Его сердитому взору решительно не нравилась взъерошенная темная шевелюра, которую, сколько ни мочи водой, невозможно было пригладить, не нравились большие, томные карие глаза, не нравился широкий рот.
— Весьма непривлекательное лицо, — заключил он. Прищурил глаза, скривил губы, изображая презрительную усмешку, сделал глубокий вдох, выразительно расширив ноздри.
— Сэр, — прорычал он сквозь стиснутые зубы, — немедленно отпустите эту леди, или я буду вынужден заняться вами. При всем вашем невежестве вы не можете не знать, что я лучший в этой стране фехтовальщик.
Адриан помолчал, изучая свое отражение, и вынужден был признать, что, как бы ему того ни хотелось, отнюдь не похож на лучшего в этой стране фехтовальщика. Приключения, решил он не так давно, вот в чем он остро нуждается, однако все говорило за то, что людям с таким лицом, как у него, не приходится рассчитывать на приключения.
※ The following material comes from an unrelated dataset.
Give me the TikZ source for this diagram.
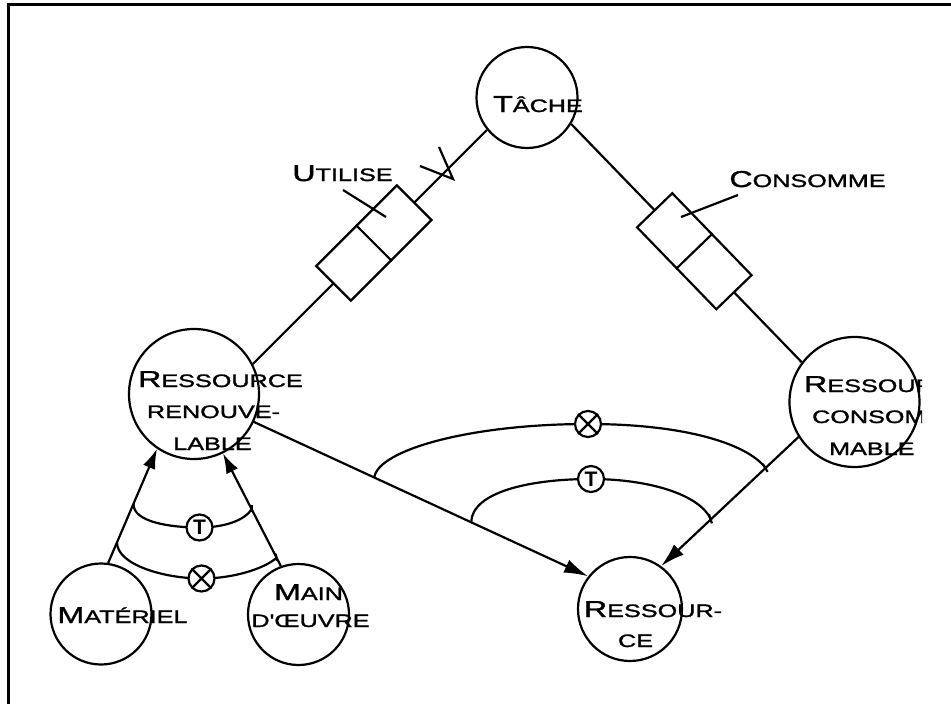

Адриан явился на свет как плод союза его преподобия Себастьена Руквисла и Ровены Руквисл. Родители зачали его в минуту умственного помрачения, нарушившую долгое и чрезвычайно скучное течение супружества, всецело посвященного исполнению заветов Господних. И Адриан очень долго пребывал в убеждении, что его родитель — единственный в стране человек, кому открыт прямой доступ к Всевышнему. Отец воспринял появление Адриана с некоторым замешательством, мать — с приятным удивлением.
Его детство и юность в деревне Мидоусвит были такими безмятежными, такими безгрешными и скучными, что не оставили в памяти Адриана почти никаких следов. Мидоусвит было одним из тех маленьких глухих селений, где люди толковали исключительно о метеорологии и агрикультуре, заменяя слова нечленораздельными звуками, и где главным событием дня были потрясающие воспоминания о том, как десять лет назад корова фермера Рэддла родила двойню. Вот в такой обстановке рос Адриан, и единственным его развлечением были подмена звонаря на колокольне, еженедельные безалкогольные вечеринки в доме священника и посещение тех недужных членов сельской общины, кому недоставало сил обороняться от тяжеловесного попечительства преподобного Руквисла.
Когда Адриану исполнилось двадцать лет, его родители разом переселились в мир иной, ибо Всевышний (в припадке рассеянности) забыл известить преподобного Руквисла о том, что мост на дороге между Мидоусвит и Хелибо смыт бурным потоком. И остался Адриан без матери, отца и обители. Сбережения родителя оказались настолько скромными, что их как бы вовсе не существовало, и стало очевидно, что Адриану придется зарабатывать на жизнь собственным трудом. И вот в один из дней ослепительного лета 1890 года, вооруженный рекомендательным письмом одного из друзей покойного отца, он прибыл в огромный, размашистый, шумный, рокочущий, окутанный дымом Город, где и стал клерком в почтеннейшем заведении господ Биндвида, Корнелиуса и Чантера, поставщиков зелени и фруктов для благородных леди и джентльменов. Здесь он провел десять полных напряженного труда, но достаточно бесцветных лет, получая в неделю щедрое вознаграждение в размере пятнадцати шиллингов. Однако Адриан чувствовал, что вправе требовать от жизни чего-то сверх прозябания в рамках торгового заведения господ Б., К. и Ч. В последнее время мысль об этом всецело завладела его мозгом, и он постоянно обсуждал ее со своим отражением в зеркале.
—
Он снова остановился перед зеркалом. Прищурил глаза. Изобразил презрительную усмешку.
— Я вас предупредил, сэр, — повторил он голосом, дрожащим от плохо скрываемой страсти, — отпустите эту леди, не то вам будет худо.
В подтверждение этой угрозы он неловко рубанул воздух рукой, сбив на пол щетку для волос.
Собственные мысли настолько поглотили внимание Адриана, что его слух не уловил странные звуки: глухое постукивание и протяжное сопение, долженствующие предупредить о том, что хозяйка дома вознамерилась совершить одну из своих редких вылазок в мансарду. Громоподобный стук в дверь заставил Адриана подскочить так, что он выронил воображаемую шпагу.
— Вы здесь, мистер Руквисл? — осведомился гулкий баритон миссис Лавинии Дредж, как если бы она меньше всего на свете ожидала застать его в этой обители.
— Здесь, здесь, миссис Дредж, — откликнулся Адриан, спешно проверяя взглядом, не вызовет ли что-нибудь в комнате осуждение хозяйки. — Входите.